Using Batch Sampler in a multi-gpu scenario

roman-vygon · May 12, 2021, 1:03pm

Hello, I have a piece of code that uses a torch.utils.data.DataLoader with a custom BatchSampler to sample batches with the same amount of objects in each class.

github.com

roman-vygon/triplet_loss_kws/blob/master/layers/datalayer.py

from functools import partial
from typing import Any, Dict, List, Optional, Union

import numpy as np
import torch
from nemo import logging
from nemo.backends.pytorch import DataLayerNM
from nemo.collections.asr.parts.dataset import AudioLabelDataset, seq_collate_fn
from nemo.collections.asr.parts.features import WaveformFeaturizer
from nemo.collections.asr.parts.perturb import AudioAugmentor
from nemo.collections.asr.parts.perturb import perturbation_types
from nemo.core.neural_types import *
from torch.utils.data.sampler import BatchSampler


class BalancedBatchSampler(BatchSampler):
    """
    BatchSampler - from a MNIST-like dataset, samples n_classes and within these classes samples n_samples.
    Returns batches of size n_classes * n_samples
    """

This file has been truncated. show original

I’m trying to use it in a multi-gpu scenario with NeMo framework. By default when in multi-gpu mode it should be something like this:

if self._placement == DeviceType.AllGpu:
    sampler = torch.utils.data.distributed.DistributedSampler(self._dataset)

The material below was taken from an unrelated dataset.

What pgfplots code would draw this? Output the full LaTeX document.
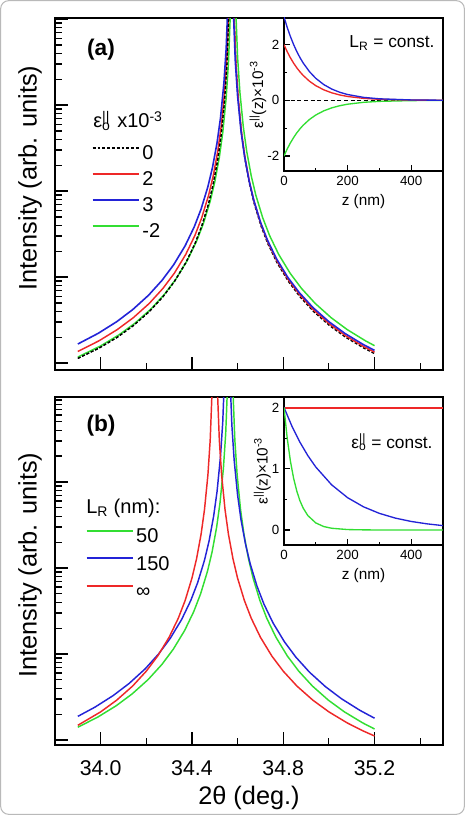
\documentclass[border=0pt]{standalone}
\usepackage{fontspec}
\setmainfont{Liberation Sans}
\usepackage{pgfplots}
\pgfplotsset{compat=1.18}
\definecolor{cred}{RGB}{238,40,40}
\definecolor{cblue}{RGB}{35,35,215}
\definecolor{cgreen}{RGB}{50,222,50}
\pgfplotsset{legend image code/.code={\draw[#1, line width=1.5pt] (0pt,0.33em) -- (35pt,0.33em);}}
\begin{document}
\begin{tikzpicture}
\useasboundingbox (0,0) rectangle (348.75pt,611.25pt);
\draw[gray!55, line width=0.8pt, rounded corners=6pt] (0.5pt,0.5pt) rectangle (348.25pt,610.75pt);

% ---------------- top panel ----------------
\begin{semilogyaxis}[scale only axis, width=291pt, height=264pt,
  at={(41.25pt,333.75pt)}, anchor=south west,
  xmin=33.8, xmax=35.5, ymin=0.830, ymax=10280,
  tick pos=left, tick align=inside,
  xtick={34.0,34.4,34.8,35.2}, minor xtick={34.2,34.6,35.0,35.4}, xticklabels={},
  ytick={1,10,100,1000,10000}, yticklabels={},
  major tick length=9.5pt, minor tick length=5pt,
  axis line style={line width=1.2pt},
  tick style={line width=0.9pt, black},
  ylabel={Intensity (arb. units)},
  label style={font=\fontsize{19}{22}\selectfont},
  ylabel style={at={(axis description cs:-0.064,0.545)}, anchor=center},
  legend style={at={(axis description cs:0.094,0.645)}, anchor=north west, draw=none, fill=none,
    font=\fontsize{15}{18}\selectfont, inner sep=0pt, row sep=5.5pt,
    nodes={inner sep=1.5pt, text height=11pt, text depth=0pt}},
  legend cell align=left]
% eps0 = 0
\addplot[black, line width=1.0pt, dash pattern=on 2.2pt off 1.4pt] coordinates {
(33.900,1.133) (33.993,1.493) (34.073,1.998) (34.143,2.724) (34.213,3.97) (34.273,5.91)
(34.323,8.86) (34.373,14.63) (34.413,24.25) (34.443,38.95) (34.473,71.05) (34.493,118.65)
(34.513,229.65) (34.528,445.05) (34.543,1130) (34.553,2868) (34.563,14130) (34.573,100000)
(34.583,14130) (34.593,2868) (34.603,1130) (34.618,445.05) (34.633,229.65) (34.653,118.65)
(34.673,71.05) (34.703,38.95) (34.733,24.25) (34.773,14.63) (34.823,8.86) (34.873,5.91)
(34.933,3.97) (35.003,2.724) (35.073,1.998) (35.153,1.493) (35.200,1.289)};
\addlegendentry{0}
% eps0 = 2
\addplot[cred, line width=1.1pt] coordinates {
(33.900,1.362) (33.993,1.815) (34.073,2.451) (34.143,3.365) (34.213,4.934) (34.273,7.376)
(34.323,11.09) (34.373,18.35) (34.413,30.47) (34.443,48.97) (34.473,89.39) (34.493,149.1)
(34.513,289.1) (34.528,560.0) (34.543,1422.7) (34.553,3611) (34.563,17790) (34.573,100000)
(34.583,14794) (34.593,3003) (34.603,1183) (34.618,466.2) (34.633,240.4) (34.653,124.2)
(34.673,74.38) (34.703,40.77) (34.733,25.38) (34.773,15.31) (34.823,9.265) (34.873,6.176)
(34.933,4.145) (35.003,2.840) (35.073,2.080) (35.153,1.551) (35.200,1.338)};
\addlegendentry{2}
% eps0 = 3
\addplot[cblue, line width=1.2pt] coordinates {
(33.900,1.664) (33.990,2.220) (34.070,3.021) (34.140,4.171) (34.210,6.146) (34.270,9.221)
(34.320,13.90) (34.370,23.04) (34.410,38.29) (34.440,61.59) (34.470,112.5) (34.490,187.9)
(34.510,363.6) (34.525,705.0) (34.540,1791) (34.550,4546) (34.560,22400) (34.570,100000)
(34.580,15854) (34.590,3218) (34.600,1268) (34.615,499.3) (34.630,257.6) (34.650,133.1)
(34.670,79.69) (34.700,43.67) (34.730,27.18) (34.770,16.38) (34.820,9.910) (34.870,6.601)
(34.930,4.424) (35.000,3.026) (35.070,2.211) (35.150,1.645) (35.200,1.403)};
\addlegendentry{3}
% eps0 = -2
\addplot[cgreen, line width=1.1pt] coordinates {
(33.900,1.174) (34.000,1.582) (34.080,2.124) (34.150,2.902) (34.220,4.238) (34.280,6.318)
(34.330,9.480) (34.380,15.67) (34.420,25.98) (34.450,41.74) (34.480,76.15) (34.500,127.2)
(34.520,246.2) (34.535,477.1) (34.550,1211) (34.560,3075) (34.570,15147) (34.580,100000)
(34.590,17790) (34.600,3611) (34.610,1423) (34.625,560.0) (34.640,289.1) (34.660,149.3)
(34.680,89.39) (34.710,48.97) (34.740,30.47) (34.780,18.35) (34.830,11.09) (34.880,7.376)
(34.940,4.934) (35.010,3.365) (35.080,2.451) (35.160,1.815) (35.200,1.592)};
\addlegendentry{-2}
% eps0 = 0 drawn again on top over the left flank, where it lies on the green curve
\addplot[black, line width=1.0pt, dash pattern=on 2.2pt off 1.4pt, forget plot] coordinates {
(33.900,1.133) (33.993,1.493) (34.073,1.998) (34.143,2.724) (34.213,3.97) (34.273,5.91)
(34.323,8.86) (34.373,14.63) (34.413,24.25) (34.443,38.95) (34.473,71.05) (34.493,118.65)
(34.513,229.65) (34.528,445.05) (34.543,1130) (34.553,2868) (34.563,14130) (34.573,100000)};
\end{semilogyaxis}

% ---------------- bottom panel ----------------
\begin{semilogyaxis}[scale only axis, width=291pt, height=261pt,
  at={(41.25pt,52.5pt)}, anchor=south west,
  xmin=33.8, xmax=35.5, ymin=0.875, ymax=9727,
  tick pos=left, tick align=inside,
  xtick={34.0,34.4,34.8,35.2}, minor xtick={34.2,34.6,35.0,35.4},
  xticklabels={34.0,34.4,34.8,35.2},
  ytick={1,10,100,1000,10000}, yticklabels={},
  major tick length=9.5pt, minor tick length=5pt,
  axis line style={line width=1.2pt},
  tick style={line width=0.9pt, black},
  xticklabel style={font=\fontsize{16}{19}\selectfont, anchor=center, yshift=-17.25pt},
  xlabel={2θ (deg.)}, ylabel={Intensity (arb. units)},
  label style={font=\fontsize{19}{22}\selectfont},
  xlabel style={at={(axis description cs:0.5,0)}, anchor=center, yshift=-39.75pt},
  ylabel style={at={(axis description cs:-0.064,0.517)}, anchor=center},
  legend style={at={(axis description cs:0.078,0.630)}, anchor=north west, draw=none, fill=none,
    font=\fontsize{15}{18}\selectfont, inner sep=0pt, row sep=6.5pt,
    nodes={inner sep=1.5pt, text height=11pt, text depth=0pt}},
  legend cell align=left]
% L_R = 50
\addplot[cgreen, line width=1.1pt] coordinates {
(33.900,1.407) (33.988,1.851) (34.068,2.501) (34.138,3.437) (34.208,5.041) (34.268,7.540)
(34.318,11.34) (34.368,18.77) (34.408,31.16) (34.438,50.10) (34.468,91.44) (34.488,152.5)
(34.508,295.5) (34.523,573.2) (34.538,1455) (34.548,3694) (34.558,18200) (34.568,100000)
(34.578,15147) (34.588,3075) (34.598,1211) (34.613,477.1) (34.628,246.2) (34.648,127.2)
(34.668,76.15) (34.698,41.74) (34.728,25.98) (34.768,15.67) (34.818,9.480) (34.868,6.318)
(34.928,4.238) (34.998,2.902) (35.068,2.124) (35.148,1.582) (35.200,1.344)};
\addlegendentry{50}
% L_R = 150
\addplot[cblue, line width=1.1pt] coordinates {
(33.900,1.883) (33.975,2.410) (34.055,3.288) (34.125,4.550) (34.195,6.715) (34.255,10.09)
(34.305,15.21) (34.355,25.24) (34.395,41.96) (34.425,67.51) (34.455,123.1) (34.475,205.8)
(34.495,398.9) (34.510,773.3) (34.525,1964) (34.535,4985) (34.545,24560) (34.555,100000)
(34.565,22400) (34.575,4546) (34.585,1791) (34.600,705.0) (34.615,363.6) (34.635,187.9)
(34.655,112.5) (34.685,61.59) (34.715,38.29) (34.755,23.04) (34.805,13.90) (34.855,9.221)
(34.915,6.146) (34.985,4.171) (35.055,3.021) (35.135,2.220) (35.200,1.793)};
\addlegendentry{150}
% L_R = infinity
\addplot[cred, line width=1.1pt] coordinates {
(33.900,1.482) (34.000,2.124) (34.070,2.902) (34.140,4.238) (34.200,6.318) (34.250,9.480)
(34.300,15.67) (34.340,25.98) (34.370,41.74) (34.400,76.15) (34.420,127.2) (34.440,246.2)
(34.455,477.1) (34.470,1211) (34.480,3075) (34.490,15147) (34.500,100000)
(34.510,15147) (34.520,3075) (34.530,1211) (34.545,477.1) (34.560,246.2) (34.580,127.2)
(34.600,76.15) (34.630,41.74) (34.660,25.98) (34.700,15.67) (34.750,9.480) (34.800,6.318)
(34.860,4.238) (34.930,2.902) (35.000,2.124) (35.080,1.582) (35.150,1.275) (35.200,1.114)};
\addlegendentry{∞}
\end{semilogyaxis}

% ---------------- top inset ----------------
\begin{axis}[scale only axis, width=119.25pt, height=114.75pt,
  at={(213pt,483pt)}, anchor=south west,
  xmin=0, xmax=500, ymin=-2.54, ymax=2.96,
  tick pos=left, tick align=inside,
  xtick={0,200,400}, minor xtick={100,300}, xticklabels={0,200,400},
  ytick={-2,0,2}, minor ytick={-1,1}, yticklabels={-2,0,2},
  major tick length=4.5pt, minor tick length=2.5pt,
  axis line style={line width=1.1pt},
  tick style={line width=0.8pt, black},
  tick label style={font=\fontsize{10}{12}\selectfont},
  label style={font=\fontsize{11.5}{13}\selectfont},
  xlabel={z (nm)}, ylabel={ε\textsuperscript{||}(z)×10\textsuperscript{-3}},
  ylabel style={yshift=-6pt},
  axis background/.style={fill=white}]
\addplot[black, line width=1.0pt, dash pattern=on 3pt off 2pt] coordinates {(0,0) (500,0)};
\addplot[cgreen, line width=1.0pt] coordinates {(0,-2) (10,-1.750) (20,-1.532) (30,-1.341) (40,-1.173) (50,-1.027)
 (60,-0.899) (80,-0.688) (100,-0.527) (125,-0.378) (150,-0.271) (175,-0.194) (200,-0.139)
 (250,-0.071) (300,-0.037) (400,-0.010) (500,-0.003)};
\addplot[cred, line width=1.0pt] coordinates {(0,2) (10,1.750) (20,1.532) (30,1.341) (40,1.173) (50,1.027)
 (60,0.899) (80,0.688) (100,0.527) (125,0.378) (150,0.271) (175,0.194) (200,0.139)
 (250,0.071) (300,0.037) (400,0.010) (500,0.003)};
\addplot[cblue, line width=1.0pt] coordinates {(0,3) (10,2.626) (20,2.298) (30,2.011) (40,1.760) (50,1.540)
 (60,1.348) (80,1.033) (100,0.791) (125,0.567) (150,0.406) (175,0.291) (200,0.209)
 (250,0.107) (300,0.055) (400,0.014) (500,0.004)};
\end{axis}

% ---------------- bottom inset ----------------
\begin{axis}[scale only axis, width=119.25pt, height=111pt,
  at={(213pt,202.5pt)}, anchor=south west,
  xmin=0, xmax=500, ymin=-0.245, ymax=2.17,
  tick pos=left, tick align=inside,
  xtick={0,200,400}, minor xtick={100,300}, xticklabels={0,200,400},
  ytick={0,1,2}, minor ytick={0.5,1.5}, yticklabels={0,1,2},
  major tick length=4.5pt, minor tick length=2.5pt,
  axis line style={line width=1.1pt},
  tick style={line width=0.8pt, black},
  tick label style={font=\fontsize{10}{12}\selectfont},
  label style={font=\fontsize{11.5}{13}\selectfont},
  xlabel={z (nm)}, ylabel={ε\textsuperscript{||}(z)×10\textsuperscript{-3}},
  ylabel style={yshift=-6pt},
  axis background/.style={fill=white}]
\addplot[cred, line width=1.5pt] coordinates {(0,1.995) (500,1.995)};
\addplot[cblue, line width=1.0pt] coordinates {(0,2) (25,1.693) (50,1.433) (75,1.213) (100,1.027) (150,0.736)
 (200,0.527) (250,0.378) (300,0.271) (350,0.194) (400,0.139) (450,0.100) (500,0.071)};
\addplot[cgreen, line width=1.0pt] coordinates {(0,2) (10,1.503) (20,1.129) (30,0.849) (40,0.638) (50,0.479)
 (60,0.360) (75,0.235) (100,0.115) (125,0.056) (150,0.028) (200,0.007) (250,0.002)
 (300,0.0) (500,0.0)};
\end{axis}

% ---------------- texts ----------------
\node[font=\bfseries\fontsize{17}{20}\selectfont] at (75.75pt,573.75pt) {(a)};
\node[font=\bfseries\fontsize{17}{20}\selectfont] at (75.75pt,291.75pt) {(b)};
\node[anchor=base west, inner sep=0pt, font=\fontsize{15}{18}\selectfont] at (69.75pt,515.25pt)
  {ε\rlap{\textsuperscript{||}}\textsubscript{o}\,\,x10\textsuperscript{-3}};
\node[anchor=base west, inner sep=0pt, font=\fontsize{15}{18}\selectfont] at (64.5pt,226pt)
  {L\textsubscript{R} (nm):};
\node[font=\fontsize{13}{15}\selectfont] at (294pt,579pt) {L\textsubscript{R} = const.};
\node[font=\fontsize{13}{15}\selectfont] at (294pt,279.75pt)
  {ε\rlap{\textsuperscript{||}}\textsubscript{o} = const.};
\end{tikzpicture}
\end{document}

self._dataloader = torch.utils.data.DataLoader(
            dataset=self._dataset,            
            sampler=sampler,
            num_workers=num_workers,
        )

I’ve found some tricks to implement a custom distributed sampler, but none of them work for custom distributed batch sampler. What can I do?

wayi · May 12, 2021, 6:15pm

@VitalyFedyunin for data loader questions